Ukrainian forces encircled the strategic eastern city of Lyman on Saturday in a counteroffensive that has humiliated the Kremlin.
Officials said that Ukraine’s forces had surrounded some 5,000 Russian soldiers who were trying to hold the eastern city of Lyman, which is located in Luhansk, one of the four newly annexed areas.
Andriy Yermak, president Volodymyr Zelensky’s chief of staff, shared a video on Saturday purporting to show Ukrainian soldiers at a monument on the outskirts of Lyman, waving a signed Ukrainian flag.
It remained unclear whether Ukrainian forces have entered the city itself. Luhansk governor Serhiy Haidai claimed that all routes to resupply Russian forces in the city were blocked.
Lyman, a key transportation hub, had been an important site in the Russian front line for both ground communications and logistics.
With that barrier overcome, Ukraine can potentially push further into the occupied Luhansk region, which is one of four regions that Russia annexed on Friday after an internationally criticised referendum vote.
The withdrawal comes at a pivotal moment in the war, as Mr Putin this week heightened his threats of nuclear force and used his most aggressive, anti-Western rhetoric to date as he announced the illegal annexation.

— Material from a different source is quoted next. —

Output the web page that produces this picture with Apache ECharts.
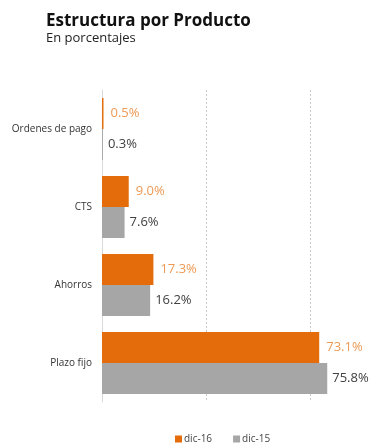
<!DOCTYPE html>
<html>
<head>
<meta charset="utf-8">
<script src="https://cdn.jsdelivr.net/npm/echarts@6/dist/echarts.min.js"></script>
<style>
  html, body { margin: 0; padding: 0; background: #fff; }
  #chart { width: 370px; height: 448px; }
</style>
</head>
<body>
<div id="chart"></div>
<script>
// categorías de arriba a abajo
const categories = ['Ordenes de pago', 'CTS', 'Ahorros', 'Plazo fijo'];
const dic16 = [0.5, 9.0, 17.3, 73.1];
const dic15 = [0.3, 7.6, 16.2, 75.8];
const seriesNames = ['dic-16', 'dic-15'];

const chart = echarts.init(document.getElementById('chart'));

const option = {
  animation: false,
  textStyle: { fontFamily: 'Open Sans, Noto Sans, sans-serif' },
  title: {
    text: 'Estructura por Producto',
    subtext: 'En porcentajes',
    left: 41,
    top: 8,
    itemGap: 2,
    textStyle: { fontSize: 17, fontWeight: 'bold', color: '#111' },
    subtextStyle: { fontSize: 13, color: '#222' }
  },
  legend: {
    bottom: 4,
    left: 175,
    padding: 0,
    itemWidth: 7,
    itemHeight: 7,
    itemGap: 21,
    icon: 'rect',
    textStyle: { fontSize: 10, color: '#444', padding: [0, 0, 0, -3] },
    data: seriesNames
  },
  grid: {
    left: 102,
    width: 312,
    top: 90,
    bottom: 46,
    outerBoundsMode: 'none',
    containLabel: false
  },
  xAxis: {
    type: 'value',
    min: 0,
    max: 105,
    interval: 35,
    axisLabel: { show: false },
    axisLine: { show: false },
    axisTick: { show: false },
    splitLine: { lineStyle: { color: '#c8c8c8', type: [2, 2], width: 1 } }
  },
  yAxis: {
    type: 'category',
    inverse: true,
    data: categories,
    axisLine: { lineStyle: { color: '#d9d9d9' } },
    axisTick: { show: false },
    axisLabel: { fontSize: 10, color: '#333', margin: 10 }
  },
  series: [
    {
      name: seriesNames[0],
      type: 'bar',
      data: dic16,
      barWidth: 31,
      barGap: '0%',
      itemStyle: { color: '#e46c0a' },
      label: {
        show: true,
        position: 'right',
        distance: 7,
        fontSize: 13,
        color: '#ee9a55',
        formatter: p => p.value.toFixed(1) + '%'
      }
    },
    {
      name: seriesNames[1],
      type: 'bar',
      data: dic15,
      barWidth: 31,
      barGap: '0%',
      itemStyle: { color: '#a6a6a6' },
      label: {
        show: true,
        position: 'right',
        distance: 5,
        fontSize: 13,
        color: '#404040',
        formatter: p => p.value.toFixed(1) + '%'
      }
    }
  ]
};

chart.setOption(option);
</script>
</body>
</html>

Meanwhile in the northeast, Ukrainian officials accused Russian forces of killing at least 20 civilians – including children – in an attack on a civilian evacuation convoy.
The governor of the Kharkiv region, Oleh Synyehubov, said 24 civilians were killed in an attack earlier this week on a convoy of people trying to flee the Kupiansk district, calling it “cruelty that can’t be justified”.
He said 13 children and a pregnant woman were among the dead. “The Russians fired at civilians almost at point-blank range,” Syniehubov wrote on the messaging app Telegram.
In the south, Ukraine’s nuclear power provider said that Russian forces blindfolded and detained the head of Europe’s largest nuclear plant.
Russian forces seized the director-general of the Zaporizhzhia nuclear power plant, Ihor Murashov, around 4pm on Friday, Ukrainian state nuclear company Energoatom said.
Energoatom said Russian troops stopped Mr Murashov’s car, blindfolded him and took him to an undisclosed location.
“His detention by [Russia] jeopardises the safety of Ukraine and Europe’s largest nuclear power plant,” said Energoatom president Petro Kotin said.
In other fighting reported on Saturday, four people were killed and six wounded by Russian shelling Friday in the Donetsk region, governor Pavlo Kyrylenko reported.
The Russian army struck the southern Ukrainian city of Mykolaiv twice overnight, once with drones and the second time with missiles, according to regional governor Vitaliy Kim. Five people were injured, including a three-month-old baby, he said.